To be done: Copy down every line where the string "this" shows up.

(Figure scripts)

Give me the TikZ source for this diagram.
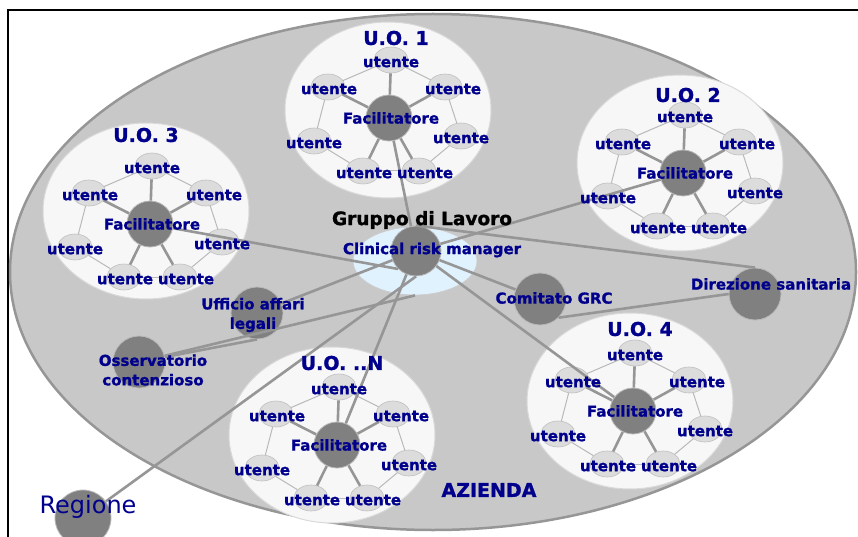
\documentclass[tikz,border=0pt]{standalone}
\usepackage{fontspec}
\setmainfont{DejaVu Sans}[BoldFeatures={FakeBold=1.2}]
\usetikzlibrary{shapes.geometric}
\definecolor{navytext}{RGB}{0,0,140}
\definecolor{bggray}{RGB}{200,200,200}
\definecolor{rimgray}{RGB}{150,150,150}
\definecolor{darknode}{RGB}{128,128,128}
\definecolor{unitfill}{RGB}{247,247,247}
\definecolor{userfill}{RGB}{220,220,220}
\definecolor{linkgray}{RGB}{150,150,150}
\definecolor{ringgray}{RGB}{185,185,185}
\definecolor{groupblue}{RGB}{225,242,255}

% fac x/y, disc x/y, title x/y, title
\def\unitlist{1/389/118/388/110/396/38/{U.O. 1},
               2/683/173/680/163/688/95/{U.O. 2},
               3/150/224/146/211/146/135/{U.O. 3},
               4/633/411/630/401/640/329/{U.O. 4},
               N/337/445/332/435/342/363/{U.O. ..N}}
% utente offsets from the facilitator, and text shift
\def\userlist{a/2/-58/0, b/-61/-31/1, c/56/-31/8, d/72/18/0,
              e/-75/23/0, f/-26/53/1, g/30/53/6}

\begin{document}
\begin{tikzpicture}[
    x=1pt,
    y=-1pt,
    darkdot/.style={circle, fill=darknode, draw=gray!55, line width=0.8pt, inner sep=0pt},
    userdot/.style={ellipse, fill=userfill, draw=gray!50, line width=0.6pt,
                    inner sep=0pt, minimum width=34pt, minimum height=26pt},
    unitdisc/.style={ellipse, fill=unitfill, draw=gray!30, line width=1pt,
                     inner sep=0pt, minimum width=206pt, minimum height=176pt},
    link/.style={draw=linkgray, line width=2.6pt},
    ring/.style={draw=ringgray, line width=1pt},
    lbl/.style={text=navytext, font=\bfseries\fontsize{15}{19.5}\selectfont,
                inner sep=0pt, align=center},
    unittitle/.style={text=navytext, font=\bfseries\fontsize{19}{20}\selectfont, inner sep=0pt}
]

\useasboundingbox (0,0) rectangle (858,537);

% Frame
\draw[line width=2.5pt] (8,537) -- (8,10) -- (858,10);

% Azienda
\draw[rimgray, fill=bggray, line width=2.5pt] (433,272) ellipse [x radius=423, y radius=258];

% Units with facilitator and users
\foreach \n/\fx/\fy/\cx/\cy/\tx/\ty/\ttl in \unitlist{
    \node[unitdisc] (d\n) at (\cx,\cy) {};
    \node[darkdot, minimum size=46pt] (f\n) at (\fx,\fy) {};
    \foreach \k/\ax/\ay/\lx in \userlist
        \node[userdot] (u\n\k) at (\fx+\ax,\fy+\ay) {};
    \foreach \p/\q in {a/c,c/d,d/g,g/f,f/e,e/b,b/a}
        \draw[ring] (u\n\p) -- (u\n\q);
    \foreach \k in {a,b,c,f,g}
        \draw[link] (f\n) -- (u\n\k);
}

% Gruppo di lavoro
\node[ellipse, fill=groupblue, draw=gray!40, line width=0.8pt,
      minimum width=124pt, minimum height=68pt] (grp) at (415,261) {};
\node[darkdot, minimum size=50pt] (cen) at (416,251) {};

% Other offices
\node[darkdot, minimum size=52pt] (uff) at (257,313) {};
\node[darkdot, minimum size=52pt] (oss) at (139,362) {};
\node[darkdot, minimum size=52pt] (grc) at (540,299) {};
\node[darkdot, minimum size=52pt] (dir) at (755,294) {};
\node[darkdot, minimum size=56pt] (reg) at (83,518) {};

% Links
\draw[link] (f1) -- (cen);
\draw[link] (cen) -- (f2);
\draw[link] (cen.north) -- (dir.north);
\draw[link] (cen) -- (grc);
\draw[link] (grc.south east) -- (dir.west);
\draw[link] (cen) -- (f4);
\draw[link] (cen) -- (fN);
\draw[link] (f3) -- (cen.south west);
\draw[link] (uff) -- (cen);
\draw[link] (oss) -- (grp.south);
\draw[link] (oss) -- (uff.south);
\draw[link] (reg) -- (cen.south);

% Texts
\foreach \n/\fx/\fy/\cx/\cy/\tx/\ty/\ttl in \unitlist{
    \node[unittitle] (t\n) at (\tx,\ty) {\ttl};
    \node[lbl] (tf\n) at (\fx+2,\fy) {Facilitatore};
    \foreach \k/\ax/\ay/\lx in \userlist
        \node[lbl] (tu\n\k) at (\fx+\ax+\lx,\fy+\ay+2) {utente};
}

\node[font=\bfseries\fontsize{18.5}{20}\selectfont, inner sep=0pt] (t-grp) at (422,220) {Gruppo di Lavoro};
\node[lbl] (t-cen) at (432,250) {Clinical risk manager};
\node[lbl] (t-uff) at (253,315) {Ufficio affari\\legali};
\node[lbl] (t-oss) at (153,370) {Osservatorio\\contenzioso};
\node[lbl] (t-grc) at (554,298) {Comitato GRC};
\node[lbl] (t-dir) at (771,284) {Direzione sanitaria};
\node[unittitle] (t-az) at (489,490) {AZIENDA};
\node[text=navytext, font=\fontsize{24}{26}\selectfont, inner sep=0pt] (t-reg) at (88,507) {Regione};

\end{tikzpicture}
\end{document}
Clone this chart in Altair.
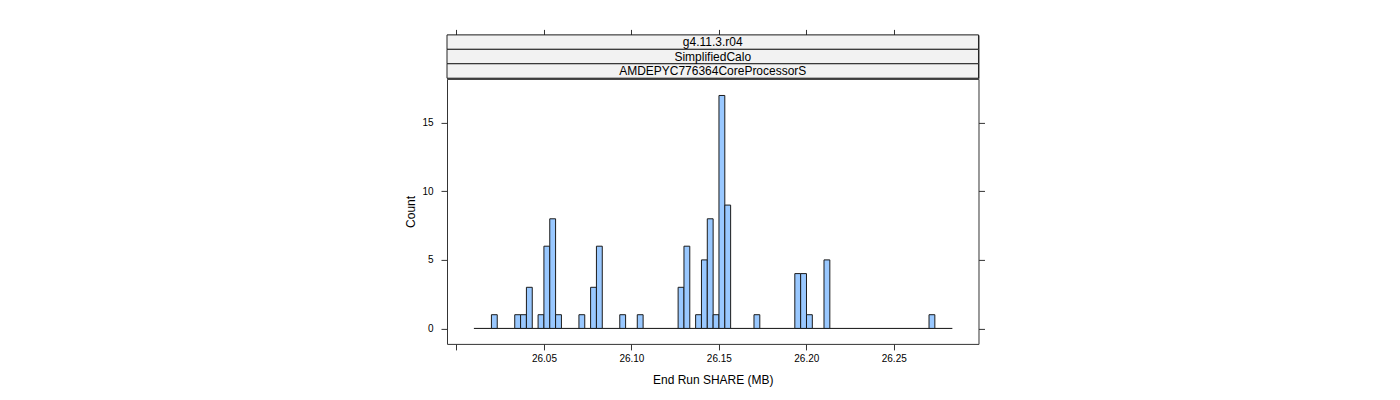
import altair as alt
import pandas as pd

# histogram of End Run SHARE (MB): equal-width bins, counts
bin_start = 26.00995
bin_width = 0.003336
counts = [0, 0, 0, 1, 0, 0, 0, 1, 1, 3,
          0, 1, 6, 8, 1, 0, 0, 0, 1, 0,
          3, 6, 0, 0, 0, 1, 0, 0, 1, 0,
          0, 0, 0, 0, 0, 3, 6, 0, 1, 5,
          8, 1, 17, 9, 0, 0, 0, 0, 1, 0,
          0, 0, 0, 0, 0, 4, 4, 1, 0, 0,
          5, 0, 0, 0, 0, 0, 0, 0, 0, 0,
          0, 0, 0, 0, 0, 0, 0, 0, 1, 0,
          0, 0]

x_ticks = [26.00, 26.05, 26.10, 26.15, 26.20, 26.25]
y_ticks = [0, 5, 10, 15]
strips = ["g4.11.3.r04", "SimplifiedCalo", "AMDEPYC776364CoreProcessorS"]

FONT = "Liberation Sans"
LINE = "#333333"

bins = pd.DataFrame({
    "lo": [bin_start + i * bin_width for i in range(len(counts))],
    "hi": [bin_start + (i + 1) * bin_width for i in range(len(counts))],
    "count": counts,
})
filled = bins[bins["count"] > 0]
base = pd.DataFrame({"lo": [bins["lo"].min()], "hi": [bins["hi"].max()]})

xs = alt.Scale(domain=[25.99457, 26.29844], nice=False, zero=False)
ys = alt.Scale(domain=[-1.13, 18.21], nice=False, zero=False)

x_axis = alt.Axis(
    orient="bottom", values=x_ticks, title="End Run SHARE (MB)",
    labelExpr="datum.value < 26.01 ? '' : format(datum.value, '.2f')",
    domain=False, grid=False, tickSize=6, tickColor=LINE,
    labelFont=FONT, labelFontSize=10, labelColor="black",
    labelBaseline="alphabetic", labelPadding=11.7,
    titleFont=FONT, titleFontSize=12, titleFontWeight="normal", titleColor="black",
    titleBaseline="alphabetic", titleY=40,
)
y_axis = alt.Axis(
    orient="left", values=y_ticks, title="Count",
    domain=False, grid=False, tickSize=6, tickColor=LINE,
    labelFont=FONT, labelFontSize=10, labelColor="black", labelPadding=8,
    titleFont=FONT, titleFontSize=12, titleFontWeight="normal", titleColor="black",
    titleAngle=270, titleBaseline="alphabetic", titleX=-32.7, titleY=132.5,
    titleAlign="center",
)
y_right = alt.Axis(orient="right", values=y_ticks, title=None, labels=False,
                   domain=False, grid=False, tickSize=6, tickColor=LINE)
x_top = alt.Axis(orient="top", values=x_ticks, title=None, labels=False,
                 domain=False, grid=False, tickSize=5.5, tickColor=LINE)

# zero line along all bins
baseline = alt.Chart(base).mark_rule(color="#111111", strokeWidth=1).encode(
    x=alt.X("lo:Q", scale=xs, axis=x_axis),
    x2="hi:Q",
    y=alt.YDatum(0, axis=None, scale=ys),
)

bars = alt.Chart(filled).mark_rect(fill="#99c8ff", stroke="#1a1a1a", strokeWidth=1).encode(
    x=alt.X("lo:Q", scale=xs, axis=x_axis),
    x2="hi:Q",
    y=alt.Y("count:Q", scale=ys, axis=y_axis),
    y2=alt.datum(0),
)

right_ticks = alt.Chart(filled).mark_point(opacity=0).encode(
    y=alt.Y("count:Q", scale=ys, axis=y_right)
)

main = alt.layer(baseline, bars, right_ticks).resolve_axis(y="independent").properties(
    width=531.5, height=265
)

# strip labels on top of the panel
strip_df = pd.DataFrame({"label": strips})
strip_y = alt.Y("label:N", sort=strips, axis=None,
                scale=alt.Scale(paddingInner=0, paddingOuter=0))

strip_rect = alt.Chart(strip_df).mark_rect(fill="#f2f2f2", stroke="#222222", strokeWidth=1).encode(
    y=strip_y
)
strip_text = alt.Chart(strip_df).mark_text(font=FONT, fontSize=12, color="black").encode(
    y=strip_y, text="label:N"
)
top_ticks = alt.Chart(pd.DataFrame({"v": x_ticks})).mark_point(opacity=0).encode(
    x=alt.X("v:Q", scale=xs, axis=x_top)
)

strip = alt.layer(strip_rect, strip_text, top_ticks).properties(width=531.5, height=43.3)

chart = alt.vconcat(strip, main, spacing=0, bounds="flush").properties(
    padding={"left": 395, "top": 19.9, "right": 5, "bottom": 5}
).configure_view(stroke=LINE, strokeWidth=1)

chart.save("out.html", embed_options={"renderer": "svg", "actions": False})
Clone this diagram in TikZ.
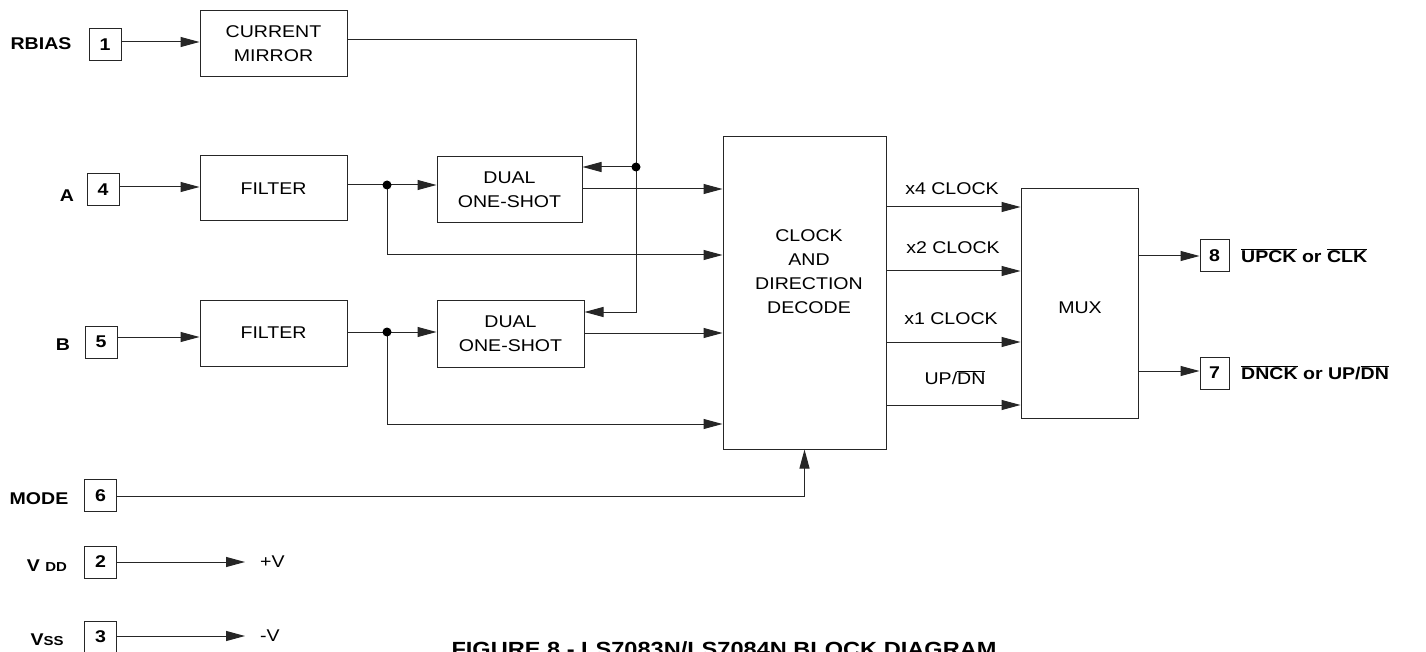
\documentclass[tikz,border=0pt]{standalone}
\usepackage{fontspec}
\setmainfont{Liberation Sans}[FakeStretch=1.15]
\usetikzlibrary{arrows.meta}
\begin{document}
\begin{tikzpicture}[x=1pt,y=-1pt,
  ln/.style={line width=1pt, draw=black!85},
  arr/.style={ln, -{Triangle[length=19pt,width=10pt]}},
  blk/.style={draw=black!85, line width=1pt, inner sep=0pt, align=center, font=\fontsize{17}{24}\selectfont},
  pin/.style={draw=black!85, line width=1pt, inner sep=0pt, minimum width=32pt, minimum height=32pt, font=\bfseries\fontsize{17}{20}\selectfont},
  lbl/.style={inner sep=0pt, font=\bfseries\fontsize{17}{20}\selectfont},
  txt/.style={inner sep=0pt, align=center, font=\fontsize{17}{24}\selectfont},
  dot/.style={fill=black}]
\fill[white] (0,0) rectangle (1426,652);
\useasboundingbox (0,0) rectangle (1426,652);

% blocks
\node[blk, minimum width=147pt, minimum height=66pt] (cm) at (273.5,44) {CURRENT\\MIRROR};
\node[blk, minimum width=147pt, minimum height=65pt] (fa) at (273.5,188.5) {FILTER};
\node[blk, minimum width=147pt, minimum height=66pt] (fb) at (273.5,333) {FILTER};
\node[blk, minimum width=145pt, minimum height=66pt] (da) at (509.5,190) {DUAL\\ONE-SHOT};
\node[blk, minimum width=147pt, minimum height=67pt] (db) at (510.5,333.5) {DUAL\\ONE-SHOT};
\node[blk, minimum width=163pt, minimum height=312pt] (dec) at (804.5,293) {};
\node[txt] (dectxt) at (809,272) {CLOCK\\AND\\DIRECTION\\DECODE};
\node[blk, minimum width=117pt, minimum height=229pt] (mux) at (1079.5,303.5) {};
\node[txt] (muxtxt) at (1080,308) {MUX};

% pins
\node[pin] (p1) at (105,45) {1};
\node[pin] (p4) at (103,189.5) {4};
\node[pin] (p5) at (101,342) {5};
\node[pin] (p6) at (100.5,495.5) {6};
\node[pin] (p2) at (100.5,562) {2};
\node[pin] (p3) at (100.5,637) {3};
\node[pin, minimum width=29pt] (p8) at (1214.5,256) {8};
\node[pin, minimum width=29pt] (p7) at (1214.5,373) {7};

% pin labels
\node[lbl] (lrb) at (41,44) {RBIAS};
\node[lbl] (la) at (67,196) {A};
\node[lbl] (lb) at (63,345) {B};
\node[lbl] (lmode) at (39,499) {MODE};
\node[lbl] (lvdd) at (47,566) {V {\fontsize{13}{13}\selectfont DD}};
\node[lbl] (lvss) at (47,640) {V{\fontsize{13}{13}\selectfont SS}};
\node[lbl, anchor=west] (l8) at (1241,256) {$\overline{\mbox{UPCK}}$ or $\overline{\mbox{CLK}}$};
\node[lbl, anchor=west] (l7) at (1241,373) {$\overline{\mbox{DNCK}}$ or UP/$\overline{\mbox{DN}}$};
\node[txt, anchor=west] (pv) at (260,562) {+V};
\node[txt, anchor=west] (mv) at (260,636) {-V};

% signal labels
\node[txt] (t4) at (952,189) {x4 CLOCK};
\node[txt] (t2) at (953,248) {x2 CLOCK};
\node[txt] (t1) at (951,319) {x1 CLOCK};
\node[txt] (tud) at (955,378) {UP/$\overline{\mbox{DN}}$};

% caption
\node[inner sep=0pt, anchor=north, font=\bfseries\fontsize{20.5}{24}\selectfont] (cap) at (724,641) {FIGURE 8 - LS7083N/LS7084N BLOCK DIAGRAM};

% connections
\coordinate (j) at (636,167);
\coordinate (dA) at (387,185);
\coordinate (dB) at (387,332);

\draw[arr] (p1.east |- 0,42) -- (cm.west |- 0,42);
\draw[ln] (cm.east |- 0,40) -| (j);
\draw[arr] (j) |- (db.east |- 0,312);
\draw[arr] (j) -- (da.east |- j);

\draw[arr] (p4.east |- 0,187) -- (fa.west |- 0,187);
\draw[ln] (fa.east |- dA) -- (dA);
\draw[arr] (dA) -- (da.west |- dA);
\draw[arr] (dA) |- (dec.west |- 0,255);
\draw[arr] (da.east |- 0,189) -- (dec.west |- 0,189);

\draw[arr] (p5.east |- 0,337) -- (fb.west |- 0,337);
\draw[ln] (fb.east |- dB) -- (dB);
\draw[arr] (dB) -- (db.west |- dB);
\draw[arr] (dB) |- (dec.west |- 0,424);
\draw[arr] (db.east |- 0,333) -- (dec.west |- 0,333);

\draw[arr] (dec.east |- 0,207) -- (mux.west |- 0,207);
\draw[arr] (dec.east |- 0,271) -- (mux.west |- 0,271);
\draw[arr] (dec.east |- 0,342) -- (mux.west |- 0,342);
\draw[arr] (dec.east |- 0,405) -- (mux.west |- 0,405);

\draw[arr] (mux.east |- 0,256) -- (p8.west |- 0,256);
\draw[arr] (mux.east |- 0,371) -- (p7.west |- 0,371);

\draw[arr] (p6.east |- 0,496) -| (dec.south);
\draw[arr] (p2.east) -- ([xshift=-15pt]pv.west);
\draw[arr] (p3.east |- mv.west) -- ([xshift=-15pt]mv.west);

\fill[dot] (j) circle[radius=4.5pt];
\fill[dot] (dA) circle[radius=4.5pt];
\fill[dot] (dB) circle[radius=4.5pt];
\end{tikzpicture}
\end{document}
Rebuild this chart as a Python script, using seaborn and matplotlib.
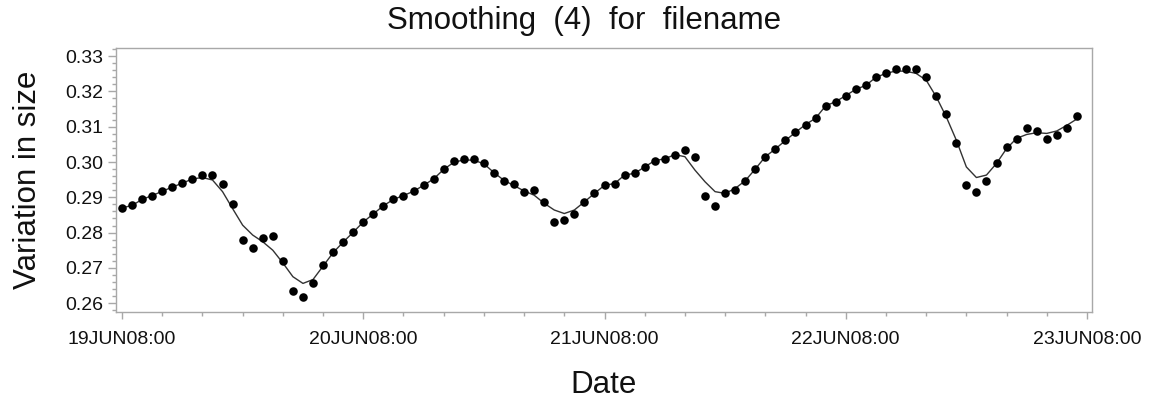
import matplotlib
matplotlib.use("Agg")
import matplotlib.pyplot as plt
import matplotlib.dates as mdates
import matplotlib.ticker as mticker
import numpy as np
import pandas as pd
import seaborn as sns

# ---------------- data ----------------
start_time = "2008-06-19 08:00"
n_hours = 96

observed = [
    0.2870, 0.2877, 0.2894, 0.2905, 0.2917, 0.2929, 0.2940, 0.2952, 0.2963, 0.2963,
    0.2939, 0.2882, 0.2778, 0.2755, 0.2784, 0.2790, 0.2720, 0.2635, 0.2618, 0.2658,
    0.2709, 0.2745, 0.2773, 0.2801, 0.2830,
    0.2853, 0.2876, 0.2894, 0.2905, 0.2917, 0.2934, 0.2952, 0.2981, 0.3004, 0.3009,
    0.3008, 0.2997, 0.2968, 0.2945, 0.2939, 0.2916, 0.2922, 0.2887, 0.2830, 0.2835,
    0.2852, 0.2887, 0.2911,
    0.2934, 0.2939, 0.2963, 0.2968, 0.2986, 0.3004, 0.3009, 0.3021, 0.3034, 0.3015,
    0.2905, 0.2876, 0.2911, 0.2922, 0.2945, 0.2980, 0.3015, 0.3037, 0.3061, 0.3084,
    0.3106, 0.3124, 0.3159, 0.3171,
    0.3188, 0.3206, 0.3217, 0.3240, 0.3251, 0.3263, 0.3263, 0.3263, 0.3240, 0.3188,
    0.3136, 0.3054, 0.2934, 0.2916, 0.2945, 0.2997, 0.3043, 0.3066, 0.3095, 0.3089,
    0.3066, 0.3077, 0.3095, 0.3130,
]

smoothed = [
    0.2870, 0.2877, 0.2894, 0.2905, 0.2917, 0.2929, 0.2940, 0.2952,
    0.2956, 0.2949, 0.2916, 0.2868, 0.2821, 0.2793, 0.2774, 0.2750, 0.2714, 0.2675,
    0.2656, 0.2667, 0.2705, 0.2743, 0.2773, 0.2801, 0.2830,
    0.2853, 0.2876, 0.2894, 0.2905, 0.2917, 0.2934, 0.2952,
    0.2979, 0.2999, 0.3006, 0.3005, 0.2995, 0.2970, 0.2948, 0.2933, 0.2918, 0.2906,
    0.2883, 0.2864, 0.2854, 0.2864, 0.2887, 0.2911,
    0.2934, 0.2939, 0.2963, 0.2968, 0.2986, 0.3004, 0.3009, 0.3021,
    0.3015, 0.2977, 0.2944, 0.2916, 0.2911, 0.2925, 0.2947,
    0.2980, 0.3015, 0.3037, 0.3061, 0.3084, 0.3106, 0.3124, 0.3159, 0.3171, 0.3188,
    0.3206, 0.3217, 0.3240,
    0.3251, 0.3258, 0.3257, 0.3251, 0.3232, 0.3185, 0.3128, 0.3062, 0.2986, 0.2956,
    0.2963, 0.2996, 0.3038, 0.3067, 0.3078, 0.3083, 0.3081, 0.3088, 0.3104, 0.3122,
]

y_ticks = [0.26, 0.27, 0.28, 0.29, 0.30, 0.31, 0.32, 0.33]
title_text = "Smoothing  (4)  for  filename"
x_label = "Date"
y_label = "Variation in size"

times = pd.date_range(start_time, periods=n_hours, freq="h")
df = pd.DataFrame({"time": times, "observed": observed, "smoothed": smoothed})

# ---------------- style ----------------
sns.set_style("white")
plt.rcParams["font.family"] = ["Liberation Sans", "DejaVu Sans"]

fig = plt.figure(figsize=(11.49, 4.04), dpi=100)
ax = fig.add_axes([116 / 1149, 1 - 312 / 404, (1092 - 116) / 1149, (312 - 48) / 404])

sns.lineplot(data=df, x="time", y="smoothed", ax=ax, color="#333333", linewidth=1.0)
sns.scatterplot(data=df, x="time", y="observed", ax=ax, color="black", s=38,
                linewidth=0, edgecolor="black", zorder=3)

t0 = pd.Timestamp(start_time)
ax.set_xlim(t0 - pd.Timedelta(minutes=36), t0 + pd.Timedelta(days=4, minutes=30))
ax.set_ylim(0.2575, 0.3323)

ax.set_yticks(y_ticks)
ax.yaxis.set_major_formatter(mticker.FormatStrFormatter("%.2f"))
ax.yaxis.set_minor_locator(mticker.MultipleLocator(0.002))

ax.xaxis.set_major_locator(mdates.HourLocator(byhour=[8]))
ax.xaxis.set_minor_locator(mdates.HourLocator(byhour=[0, 4, 12, 16, 20]))
ax.xaxis.set_major_formatter(
    mticker.FuncFormatter(lambda v, pos: mdates.num2date(v).strftime("%d%b%H:%M").upper()))

spine_col = "#a8a8a8"
for s in ax.spines.values():
    s.set_visible(True)
    s.set_color(spine_col)
    s.set_linewidth(1.0)

ax.tick_params(axis="both", which="both", direction="out", color=spine_col,
               labelcolor="#111111", width=1.0, bottom=True, left=True,
               top=False, right=False)
ax.tick_params(axis="y", which="major", length=5.5, pad=4, labelsize=14)
ax.tick_params(axis="y", which="minor", length=3)
ax.tick_params(axis="x", which="major", length=5, pad=9, labelsize=14)
ax.tick_params(axis="x", which="minor", length=3)
ax.grid(False)

ax.set_xlabel(x_label, fontsize=22.5, color="#111111")
ax.set_ylabel(y_label, fontsize=22.5, color="#111111")
ax.xaxis.label.set_va("center")
ax.yaxis.label.set_va("center")
ax.xaxis.set_label_coords(0.5, (312 - 385) / 264)
ax.yaxis.set_label_coords((28 - 116) / 976, 0.5)

fig.text(584 / 1149, 1 - 29 / 404, title_text, ha="center", va="baseline",
         fontsize=22.5, color="#111111")

fig.savefig("out.png", dpi=100)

Exercise result:
Give me the TikZ source for this diagram.
Clone this chart in Altair.
Clone this diagram in TikZ.
Rebuild this chart as a Python script, using seaborn and matplotlib.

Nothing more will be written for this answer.